- Job: Pictures are not part of the copy. Give again exactly the lines from the one with "Recreate this image" to the one with "marker='s', ms=6, label=labels[1])", inclusive.

- Records to use:
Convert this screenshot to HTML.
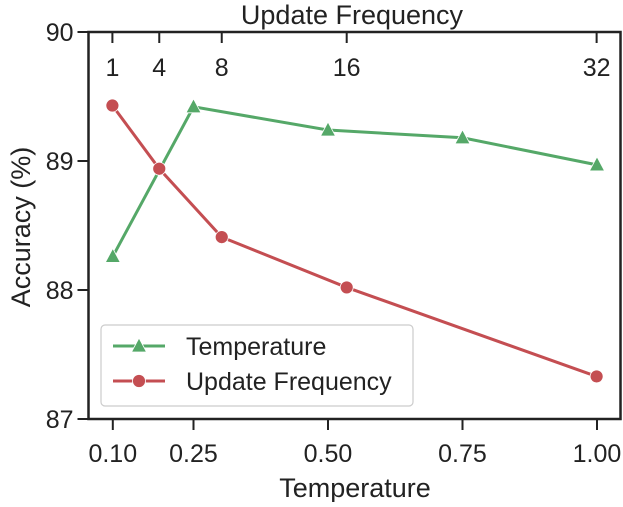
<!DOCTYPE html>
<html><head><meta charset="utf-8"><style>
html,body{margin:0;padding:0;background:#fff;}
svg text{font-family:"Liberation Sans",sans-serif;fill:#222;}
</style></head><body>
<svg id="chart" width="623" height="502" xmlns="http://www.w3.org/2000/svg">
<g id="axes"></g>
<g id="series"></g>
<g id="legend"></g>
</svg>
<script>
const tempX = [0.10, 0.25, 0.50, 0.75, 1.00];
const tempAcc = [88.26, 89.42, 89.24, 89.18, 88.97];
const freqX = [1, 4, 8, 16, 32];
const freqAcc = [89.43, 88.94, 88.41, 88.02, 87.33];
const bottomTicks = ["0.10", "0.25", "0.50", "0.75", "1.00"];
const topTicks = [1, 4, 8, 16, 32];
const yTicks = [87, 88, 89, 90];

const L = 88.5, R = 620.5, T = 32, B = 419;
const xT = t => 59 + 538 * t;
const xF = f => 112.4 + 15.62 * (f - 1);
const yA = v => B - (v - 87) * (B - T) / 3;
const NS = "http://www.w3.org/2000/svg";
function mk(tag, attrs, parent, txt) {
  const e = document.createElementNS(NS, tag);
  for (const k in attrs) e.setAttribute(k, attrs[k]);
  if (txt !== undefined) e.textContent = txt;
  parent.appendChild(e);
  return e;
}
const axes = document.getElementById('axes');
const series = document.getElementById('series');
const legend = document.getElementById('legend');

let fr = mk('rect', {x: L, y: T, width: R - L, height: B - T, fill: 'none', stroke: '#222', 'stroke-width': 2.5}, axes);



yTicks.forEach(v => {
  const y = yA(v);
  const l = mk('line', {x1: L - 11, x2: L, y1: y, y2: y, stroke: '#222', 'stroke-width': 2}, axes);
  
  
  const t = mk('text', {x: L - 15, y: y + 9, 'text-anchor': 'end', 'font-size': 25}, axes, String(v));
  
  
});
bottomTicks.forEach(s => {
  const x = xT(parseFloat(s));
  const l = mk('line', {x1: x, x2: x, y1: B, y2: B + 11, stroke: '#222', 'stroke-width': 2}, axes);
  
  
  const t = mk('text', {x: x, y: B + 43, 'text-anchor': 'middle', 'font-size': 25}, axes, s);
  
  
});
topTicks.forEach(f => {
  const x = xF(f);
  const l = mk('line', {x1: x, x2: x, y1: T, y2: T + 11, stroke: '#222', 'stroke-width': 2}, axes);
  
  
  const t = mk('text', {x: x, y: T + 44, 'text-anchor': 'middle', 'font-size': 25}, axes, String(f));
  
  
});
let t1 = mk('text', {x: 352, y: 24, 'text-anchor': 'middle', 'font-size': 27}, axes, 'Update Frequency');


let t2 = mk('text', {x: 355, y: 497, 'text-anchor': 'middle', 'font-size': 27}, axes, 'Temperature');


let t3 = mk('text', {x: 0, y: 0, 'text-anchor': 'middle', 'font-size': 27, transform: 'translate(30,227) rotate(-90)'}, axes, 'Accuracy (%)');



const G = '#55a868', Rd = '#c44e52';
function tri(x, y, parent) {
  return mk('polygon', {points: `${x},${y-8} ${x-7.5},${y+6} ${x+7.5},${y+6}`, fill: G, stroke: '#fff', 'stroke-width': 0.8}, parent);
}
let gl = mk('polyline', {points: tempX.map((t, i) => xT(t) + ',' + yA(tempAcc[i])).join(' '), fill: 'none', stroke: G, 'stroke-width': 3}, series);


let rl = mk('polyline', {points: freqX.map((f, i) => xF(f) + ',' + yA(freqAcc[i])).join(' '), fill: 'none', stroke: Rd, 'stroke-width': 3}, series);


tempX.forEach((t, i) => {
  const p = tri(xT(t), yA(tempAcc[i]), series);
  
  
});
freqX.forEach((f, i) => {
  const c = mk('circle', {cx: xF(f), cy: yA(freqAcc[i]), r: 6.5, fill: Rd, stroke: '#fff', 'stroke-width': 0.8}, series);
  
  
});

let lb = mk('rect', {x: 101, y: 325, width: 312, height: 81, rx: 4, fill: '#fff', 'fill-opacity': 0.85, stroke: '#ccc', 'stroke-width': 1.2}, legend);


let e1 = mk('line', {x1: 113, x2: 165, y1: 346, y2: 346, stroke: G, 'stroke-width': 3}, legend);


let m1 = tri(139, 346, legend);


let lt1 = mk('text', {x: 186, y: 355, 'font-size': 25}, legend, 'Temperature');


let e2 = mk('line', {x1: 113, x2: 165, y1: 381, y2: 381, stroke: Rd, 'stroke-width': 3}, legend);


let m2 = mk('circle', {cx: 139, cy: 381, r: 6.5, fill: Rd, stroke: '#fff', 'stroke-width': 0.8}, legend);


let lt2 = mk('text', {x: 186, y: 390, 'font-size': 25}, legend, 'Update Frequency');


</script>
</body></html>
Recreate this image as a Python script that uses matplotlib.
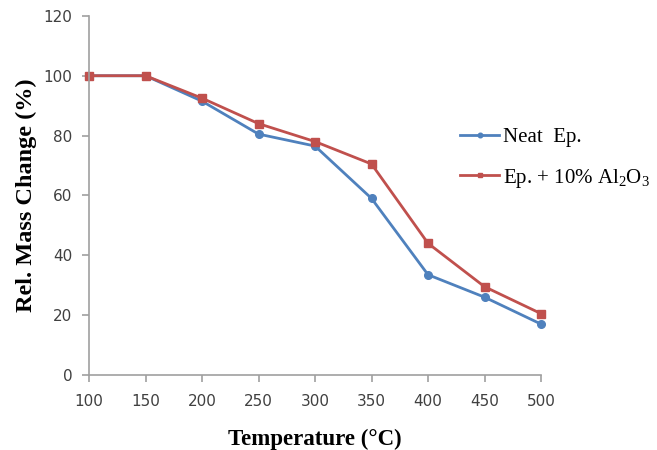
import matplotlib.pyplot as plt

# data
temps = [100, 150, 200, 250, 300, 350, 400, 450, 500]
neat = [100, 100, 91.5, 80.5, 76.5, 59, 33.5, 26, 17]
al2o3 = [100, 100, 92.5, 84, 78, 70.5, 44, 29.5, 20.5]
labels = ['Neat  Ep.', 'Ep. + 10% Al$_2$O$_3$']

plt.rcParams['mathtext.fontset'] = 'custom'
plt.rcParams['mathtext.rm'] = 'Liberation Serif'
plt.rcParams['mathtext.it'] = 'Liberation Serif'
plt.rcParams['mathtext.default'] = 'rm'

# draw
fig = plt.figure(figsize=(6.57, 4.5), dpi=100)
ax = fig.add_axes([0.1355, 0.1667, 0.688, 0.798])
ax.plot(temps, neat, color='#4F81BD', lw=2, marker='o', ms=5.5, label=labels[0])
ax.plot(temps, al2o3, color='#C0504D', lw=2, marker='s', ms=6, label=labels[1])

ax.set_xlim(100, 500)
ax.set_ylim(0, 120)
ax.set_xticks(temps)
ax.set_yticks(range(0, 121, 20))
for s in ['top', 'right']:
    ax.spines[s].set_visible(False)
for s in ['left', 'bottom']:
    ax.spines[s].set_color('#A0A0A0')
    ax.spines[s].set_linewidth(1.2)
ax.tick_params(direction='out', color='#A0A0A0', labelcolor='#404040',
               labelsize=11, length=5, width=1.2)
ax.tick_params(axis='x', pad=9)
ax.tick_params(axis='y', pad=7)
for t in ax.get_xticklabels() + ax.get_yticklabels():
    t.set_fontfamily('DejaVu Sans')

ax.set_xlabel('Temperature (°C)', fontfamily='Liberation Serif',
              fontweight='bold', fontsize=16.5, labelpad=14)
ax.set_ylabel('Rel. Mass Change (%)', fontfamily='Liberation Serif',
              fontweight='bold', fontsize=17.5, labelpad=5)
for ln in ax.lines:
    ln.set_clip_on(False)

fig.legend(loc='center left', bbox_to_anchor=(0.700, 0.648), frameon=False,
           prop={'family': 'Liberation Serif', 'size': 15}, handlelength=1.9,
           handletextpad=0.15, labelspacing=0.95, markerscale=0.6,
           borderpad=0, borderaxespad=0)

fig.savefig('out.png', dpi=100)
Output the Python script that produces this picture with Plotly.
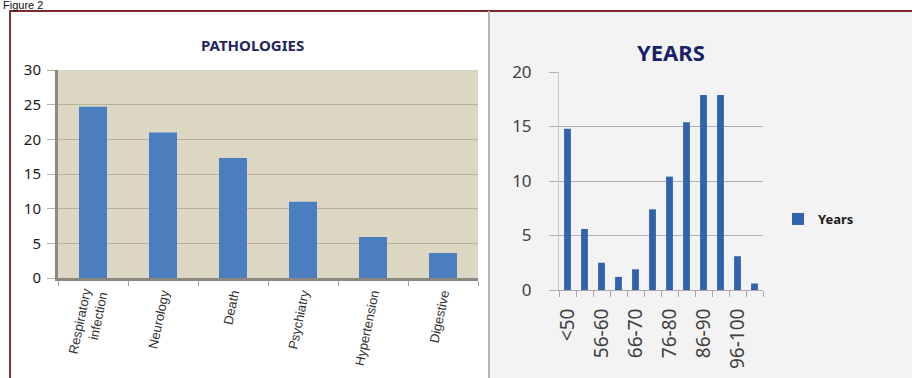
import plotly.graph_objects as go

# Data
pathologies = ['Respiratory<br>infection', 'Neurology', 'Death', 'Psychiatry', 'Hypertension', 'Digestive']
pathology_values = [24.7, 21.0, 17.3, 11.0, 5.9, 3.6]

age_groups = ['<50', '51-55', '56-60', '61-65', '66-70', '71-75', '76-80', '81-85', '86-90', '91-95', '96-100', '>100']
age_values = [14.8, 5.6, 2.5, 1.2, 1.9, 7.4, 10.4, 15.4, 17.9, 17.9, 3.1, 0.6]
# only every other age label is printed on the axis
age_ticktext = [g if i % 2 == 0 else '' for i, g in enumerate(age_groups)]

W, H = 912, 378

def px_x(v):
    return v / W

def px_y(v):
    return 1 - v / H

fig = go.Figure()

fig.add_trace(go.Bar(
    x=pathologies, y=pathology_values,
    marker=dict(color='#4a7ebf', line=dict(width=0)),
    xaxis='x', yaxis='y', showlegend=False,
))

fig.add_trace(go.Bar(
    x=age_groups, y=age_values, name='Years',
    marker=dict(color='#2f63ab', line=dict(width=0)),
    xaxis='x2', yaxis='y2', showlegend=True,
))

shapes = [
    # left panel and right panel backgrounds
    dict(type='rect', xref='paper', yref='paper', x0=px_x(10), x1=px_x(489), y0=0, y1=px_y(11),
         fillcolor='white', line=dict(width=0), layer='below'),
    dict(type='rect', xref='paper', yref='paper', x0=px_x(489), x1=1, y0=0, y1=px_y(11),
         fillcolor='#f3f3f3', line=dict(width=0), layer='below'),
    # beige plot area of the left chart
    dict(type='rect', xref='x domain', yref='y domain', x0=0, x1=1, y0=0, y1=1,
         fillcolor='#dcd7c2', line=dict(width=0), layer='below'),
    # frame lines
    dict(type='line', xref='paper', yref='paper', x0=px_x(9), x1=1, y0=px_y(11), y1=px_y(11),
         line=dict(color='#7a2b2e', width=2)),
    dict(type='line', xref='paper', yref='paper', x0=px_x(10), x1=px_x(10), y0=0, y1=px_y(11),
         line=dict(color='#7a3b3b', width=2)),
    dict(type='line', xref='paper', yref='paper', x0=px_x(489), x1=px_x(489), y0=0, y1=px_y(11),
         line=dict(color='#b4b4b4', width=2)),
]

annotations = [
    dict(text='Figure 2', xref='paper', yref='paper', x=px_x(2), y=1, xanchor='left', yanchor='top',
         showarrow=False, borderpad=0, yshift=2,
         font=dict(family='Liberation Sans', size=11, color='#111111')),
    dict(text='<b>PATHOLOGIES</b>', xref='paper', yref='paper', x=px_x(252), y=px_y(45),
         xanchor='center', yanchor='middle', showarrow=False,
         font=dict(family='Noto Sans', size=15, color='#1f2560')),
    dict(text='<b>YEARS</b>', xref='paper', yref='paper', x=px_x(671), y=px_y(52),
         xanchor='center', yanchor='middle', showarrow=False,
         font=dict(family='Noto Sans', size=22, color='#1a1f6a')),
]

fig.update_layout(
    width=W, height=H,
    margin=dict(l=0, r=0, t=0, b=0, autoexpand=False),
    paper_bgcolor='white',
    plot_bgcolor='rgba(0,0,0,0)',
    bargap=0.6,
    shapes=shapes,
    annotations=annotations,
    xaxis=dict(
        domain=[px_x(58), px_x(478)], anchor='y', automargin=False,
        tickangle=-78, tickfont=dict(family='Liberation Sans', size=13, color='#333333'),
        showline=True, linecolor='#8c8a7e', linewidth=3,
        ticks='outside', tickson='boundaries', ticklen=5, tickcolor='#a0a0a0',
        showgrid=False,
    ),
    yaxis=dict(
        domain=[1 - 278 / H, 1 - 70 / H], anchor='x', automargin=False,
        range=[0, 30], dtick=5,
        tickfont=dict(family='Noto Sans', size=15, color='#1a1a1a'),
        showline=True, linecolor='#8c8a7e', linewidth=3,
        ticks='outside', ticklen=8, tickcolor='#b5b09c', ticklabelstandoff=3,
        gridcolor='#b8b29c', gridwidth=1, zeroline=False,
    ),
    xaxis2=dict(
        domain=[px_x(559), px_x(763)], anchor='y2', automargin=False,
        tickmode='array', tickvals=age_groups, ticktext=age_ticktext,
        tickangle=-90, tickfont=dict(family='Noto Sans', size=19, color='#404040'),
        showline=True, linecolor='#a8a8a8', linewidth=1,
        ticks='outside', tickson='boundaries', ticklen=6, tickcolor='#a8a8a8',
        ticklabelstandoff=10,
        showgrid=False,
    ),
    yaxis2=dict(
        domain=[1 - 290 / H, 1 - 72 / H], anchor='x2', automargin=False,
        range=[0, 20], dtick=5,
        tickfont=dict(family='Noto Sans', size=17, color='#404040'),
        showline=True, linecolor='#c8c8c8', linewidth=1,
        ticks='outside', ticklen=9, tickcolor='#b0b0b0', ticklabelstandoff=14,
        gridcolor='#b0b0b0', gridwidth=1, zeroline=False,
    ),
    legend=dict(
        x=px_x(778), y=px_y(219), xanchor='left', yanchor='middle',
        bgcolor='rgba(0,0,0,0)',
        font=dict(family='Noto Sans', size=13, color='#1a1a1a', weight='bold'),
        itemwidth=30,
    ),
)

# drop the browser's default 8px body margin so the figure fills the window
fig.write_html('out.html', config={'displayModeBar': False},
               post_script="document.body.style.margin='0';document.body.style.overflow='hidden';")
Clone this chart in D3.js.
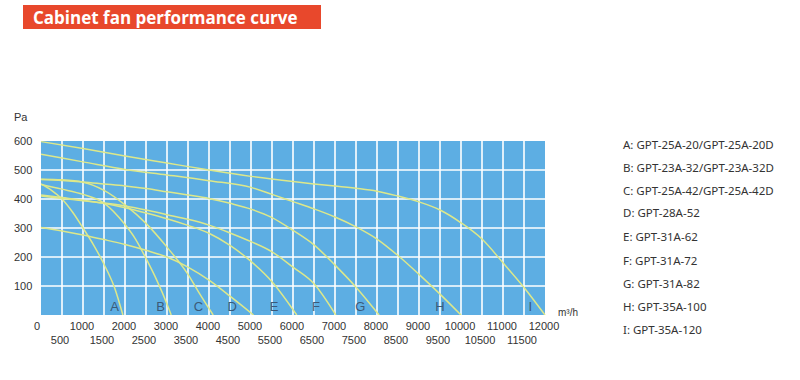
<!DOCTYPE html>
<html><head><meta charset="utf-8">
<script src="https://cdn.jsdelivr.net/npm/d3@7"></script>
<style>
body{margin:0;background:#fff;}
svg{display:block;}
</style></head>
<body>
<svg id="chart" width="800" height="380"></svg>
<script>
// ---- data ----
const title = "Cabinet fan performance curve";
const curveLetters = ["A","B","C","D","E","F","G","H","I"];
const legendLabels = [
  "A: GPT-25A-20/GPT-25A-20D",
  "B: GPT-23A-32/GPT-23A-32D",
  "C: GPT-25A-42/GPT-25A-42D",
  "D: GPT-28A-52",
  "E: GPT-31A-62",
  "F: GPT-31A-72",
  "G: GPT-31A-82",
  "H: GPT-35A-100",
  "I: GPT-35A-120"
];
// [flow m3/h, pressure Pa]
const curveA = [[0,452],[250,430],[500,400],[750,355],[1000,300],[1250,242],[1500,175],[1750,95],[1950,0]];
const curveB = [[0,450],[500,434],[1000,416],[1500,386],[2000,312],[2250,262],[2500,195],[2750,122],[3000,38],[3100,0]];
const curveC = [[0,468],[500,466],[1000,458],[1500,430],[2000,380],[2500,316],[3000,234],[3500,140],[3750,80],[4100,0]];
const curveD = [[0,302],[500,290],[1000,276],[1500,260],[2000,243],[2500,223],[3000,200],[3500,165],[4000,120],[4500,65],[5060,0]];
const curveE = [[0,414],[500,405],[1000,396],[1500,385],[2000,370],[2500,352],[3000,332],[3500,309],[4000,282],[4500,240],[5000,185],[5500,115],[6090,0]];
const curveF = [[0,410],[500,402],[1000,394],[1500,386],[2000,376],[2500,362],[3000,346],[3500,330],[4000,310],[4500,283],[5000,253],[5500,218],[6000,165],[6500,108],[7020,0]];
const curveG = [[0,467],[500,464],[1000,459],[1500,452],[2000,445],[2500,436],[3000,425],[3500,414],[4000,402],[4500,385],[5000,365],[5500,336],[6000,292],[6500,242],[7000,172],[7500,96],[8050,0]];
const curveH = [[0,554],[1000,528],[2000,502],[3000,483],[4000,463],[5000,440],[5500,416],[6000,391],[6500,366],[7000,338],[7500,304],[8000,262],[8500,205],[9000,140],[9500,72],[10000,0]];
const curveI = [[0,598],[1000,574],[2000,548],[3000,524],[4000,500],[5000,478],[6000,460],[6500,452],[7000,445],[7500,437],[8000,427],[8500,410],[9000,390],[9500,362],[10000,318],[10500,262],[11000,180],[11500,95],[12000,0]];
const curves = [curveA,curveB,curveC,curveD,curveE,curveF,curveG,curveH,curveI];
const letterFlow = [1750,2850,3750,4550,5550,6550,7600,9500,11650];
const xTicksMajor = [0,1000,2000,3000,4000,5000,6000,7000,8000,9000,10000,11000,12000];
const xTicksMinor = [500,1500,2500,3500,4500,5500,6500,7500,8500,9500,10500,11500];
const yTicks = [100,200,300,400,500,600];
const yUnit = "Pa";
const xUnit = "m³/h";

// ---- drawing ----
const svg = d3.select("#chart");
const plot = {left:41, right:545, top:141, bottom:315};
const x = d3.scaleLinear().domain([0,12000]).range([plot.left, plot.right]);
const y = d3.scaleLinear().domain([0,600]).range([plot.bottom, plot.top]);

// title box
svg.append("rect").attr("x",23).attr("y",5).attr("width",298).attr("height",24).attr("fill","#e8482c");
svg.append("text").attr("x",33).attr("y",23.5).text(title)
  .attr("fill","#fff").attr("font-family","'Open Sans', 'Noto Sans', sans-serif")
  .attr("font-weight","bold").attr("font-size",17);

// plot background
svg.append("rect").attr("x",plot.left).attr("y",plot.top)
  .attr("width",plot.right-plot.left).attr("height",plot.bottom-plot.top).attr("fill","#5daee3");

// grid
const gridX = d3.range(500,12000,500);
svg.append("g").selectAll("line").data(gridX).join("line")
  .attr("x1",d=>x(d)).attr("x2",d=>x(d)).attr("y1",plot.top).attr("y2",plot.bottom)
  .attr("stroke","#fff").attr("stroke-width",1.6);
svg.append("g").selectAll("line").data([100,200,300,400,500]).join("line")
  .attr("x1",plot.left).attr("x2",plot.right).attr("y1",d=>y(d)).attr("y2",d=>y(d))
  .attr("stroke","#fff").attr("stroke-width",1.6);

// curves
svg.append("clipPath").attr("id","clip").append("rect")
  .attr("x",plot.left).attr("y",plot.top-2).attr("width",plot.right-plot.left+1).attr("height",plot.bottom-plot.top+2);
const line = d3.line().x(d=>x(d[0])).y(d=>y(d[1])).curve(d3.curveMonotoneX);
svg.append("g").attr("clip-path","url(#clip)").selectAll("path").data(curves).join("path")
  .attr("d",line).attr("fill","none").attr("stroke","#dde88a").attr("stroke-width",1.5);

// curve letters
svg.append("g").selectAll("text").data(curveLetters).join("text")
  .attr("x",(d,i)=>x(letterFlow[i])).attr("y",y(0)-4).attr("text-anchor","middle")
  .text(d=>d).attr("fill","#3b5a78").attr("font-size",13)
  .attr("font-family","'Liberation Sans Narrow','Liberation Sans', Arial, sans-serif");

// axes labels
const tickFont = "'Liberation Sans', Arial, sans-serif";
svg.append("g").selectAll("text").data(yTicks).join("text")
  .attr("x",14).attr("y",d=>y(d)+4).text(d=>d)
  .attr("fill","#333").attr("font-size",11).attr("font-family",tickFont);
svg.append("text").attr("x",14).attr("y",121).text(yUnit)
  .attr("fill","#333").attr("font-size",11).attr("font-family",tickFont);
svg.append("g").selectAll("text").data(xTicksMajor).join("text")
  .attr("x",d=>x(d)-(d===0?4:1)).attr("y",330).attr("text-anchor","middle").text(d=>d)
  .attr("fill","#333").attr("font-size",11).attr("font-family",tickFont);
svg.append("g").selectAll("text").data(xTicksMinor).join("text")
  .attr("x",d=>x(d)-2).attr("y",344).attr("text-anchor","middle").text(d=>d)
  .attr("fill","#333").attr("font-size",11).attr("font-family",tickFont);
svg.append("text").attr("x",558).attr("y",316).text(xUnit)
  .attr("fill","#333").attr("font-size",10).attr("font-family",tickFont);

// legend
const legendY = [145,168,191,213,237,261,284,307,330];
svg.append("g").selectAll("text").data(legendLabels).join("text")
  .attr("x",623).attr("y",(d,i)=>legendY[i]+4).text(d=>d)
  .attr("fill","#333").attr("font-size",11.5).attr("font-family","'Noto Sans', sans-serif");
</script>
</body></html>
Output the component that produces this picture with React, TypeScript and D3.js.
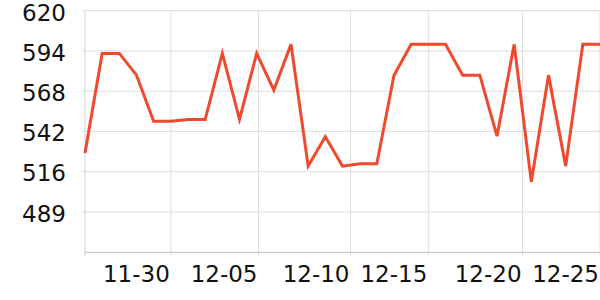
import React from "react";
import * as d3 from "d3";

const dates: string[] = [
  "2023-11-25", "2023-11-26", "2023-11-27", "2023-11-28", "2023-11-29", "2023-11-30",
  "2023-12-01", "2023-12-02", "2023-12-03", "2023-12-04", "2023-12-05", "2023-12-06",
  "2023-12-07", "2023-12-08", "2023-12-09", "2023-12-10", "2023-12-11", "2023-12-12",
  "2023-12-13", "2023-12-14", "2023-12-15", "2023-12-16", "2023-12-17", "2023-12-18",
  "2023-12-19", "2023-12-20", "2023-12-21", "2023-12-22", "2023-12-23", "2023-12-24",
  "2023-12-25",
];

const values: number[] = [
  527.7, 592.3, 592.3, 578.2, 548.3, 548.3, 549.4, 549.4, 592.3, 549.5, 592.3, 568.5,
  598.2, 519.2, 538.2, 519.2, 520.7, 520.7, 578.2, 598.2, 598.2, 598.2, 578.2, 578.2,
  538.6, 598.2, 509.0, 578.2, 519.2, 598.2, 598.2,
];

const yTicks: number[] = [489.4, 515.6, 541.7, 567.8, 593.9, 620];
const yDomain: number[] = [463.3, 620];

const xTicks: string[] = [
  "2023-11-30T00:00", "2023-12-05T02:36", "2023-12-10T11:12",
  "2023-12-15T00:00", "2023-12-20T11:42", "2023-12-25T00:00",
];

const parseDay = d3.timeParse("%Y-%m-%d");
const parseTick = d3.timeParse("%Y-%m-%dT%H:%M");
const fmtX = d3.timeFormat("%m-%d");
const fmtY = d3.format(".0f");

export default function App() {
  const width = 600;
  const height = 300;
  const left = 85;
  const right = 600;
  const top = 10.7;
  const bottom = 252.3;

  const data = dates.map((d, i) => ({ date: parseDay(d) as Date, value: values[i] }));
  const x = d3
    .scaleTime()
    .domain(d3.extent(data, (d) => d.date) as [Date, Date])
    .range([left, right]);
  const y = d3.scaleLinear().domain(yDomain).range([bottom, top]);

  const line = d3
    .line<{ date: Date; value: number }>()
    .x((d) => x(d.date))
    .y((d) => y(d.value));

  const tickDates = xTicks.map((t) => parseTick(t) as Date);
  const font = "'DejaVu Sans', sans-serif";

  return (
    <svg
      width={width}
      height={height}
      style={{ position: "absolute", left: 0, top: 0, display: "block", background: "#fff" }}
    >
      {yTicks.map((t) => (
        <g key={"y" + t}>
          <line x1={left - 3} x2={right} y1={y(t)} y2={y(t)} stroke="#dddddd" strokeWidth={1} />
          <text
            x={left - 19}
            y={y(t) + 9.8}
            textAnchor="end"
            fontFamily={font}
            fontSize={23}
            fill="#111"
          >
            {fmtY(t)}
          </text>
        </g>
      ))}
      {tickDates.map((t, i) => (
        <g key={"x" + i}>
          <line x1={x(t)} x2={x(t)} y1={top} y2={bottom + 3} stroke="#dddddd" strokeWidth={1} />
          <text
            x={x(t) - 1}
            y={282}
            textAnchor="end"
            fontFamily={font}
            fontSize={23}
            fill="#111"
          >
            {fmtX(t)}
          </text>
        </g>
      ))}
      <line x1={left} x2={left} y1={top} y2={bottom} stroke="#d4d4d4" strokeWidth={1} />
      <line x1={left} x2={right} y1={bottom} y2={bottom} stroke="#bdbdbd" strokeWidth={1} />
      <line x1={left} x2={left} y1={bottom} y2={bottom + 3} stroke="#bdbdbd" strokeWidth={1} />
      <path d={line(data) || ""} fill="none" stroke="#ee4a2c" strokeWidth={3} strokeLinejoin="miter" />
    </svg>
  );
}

- Response to this exercise:
Recreate this image as a Python script that uses matplotlib.
import matplotlib.pyplot as plt

# data
temps = [100, 150, 200, 250, 300, 350, 400, 450, 500]
neat = [100, 100, 91.5, 80.5, 76.5, 59, 33.5, 26, 17]
al2o3 = [100, 100, 92.5, 84, 78, 70.5, 44, 29.5, 20.5]
labels = ['Neat  Ep.', 'Ep. + 10% Al$_2$O$_3$']

plt.rcParams['mathtext.fontset'] = 'custom'
plt.rcParams['mathtext.rm'] = 'Liberation Serif'
plt.rcParams['mathtext.it'] = 'Liberation Serif'
plt.rcParams['mathtext.default'] = 'rm'

# draw
fig = plt.figure(figsize=(6.57, 4.5), dpi=100)
ax = fig.add_axes([0.1355, 0.1667, 0.688, 0.798])
ax.plot(temps, neat, color='#4F81BD', lw=2, marker='o', ms=5.5, label=labels[0])
ax.plot(temps, al2o3, color='#C0504D', lw=2, marker='s', ms=6, label=labels[1])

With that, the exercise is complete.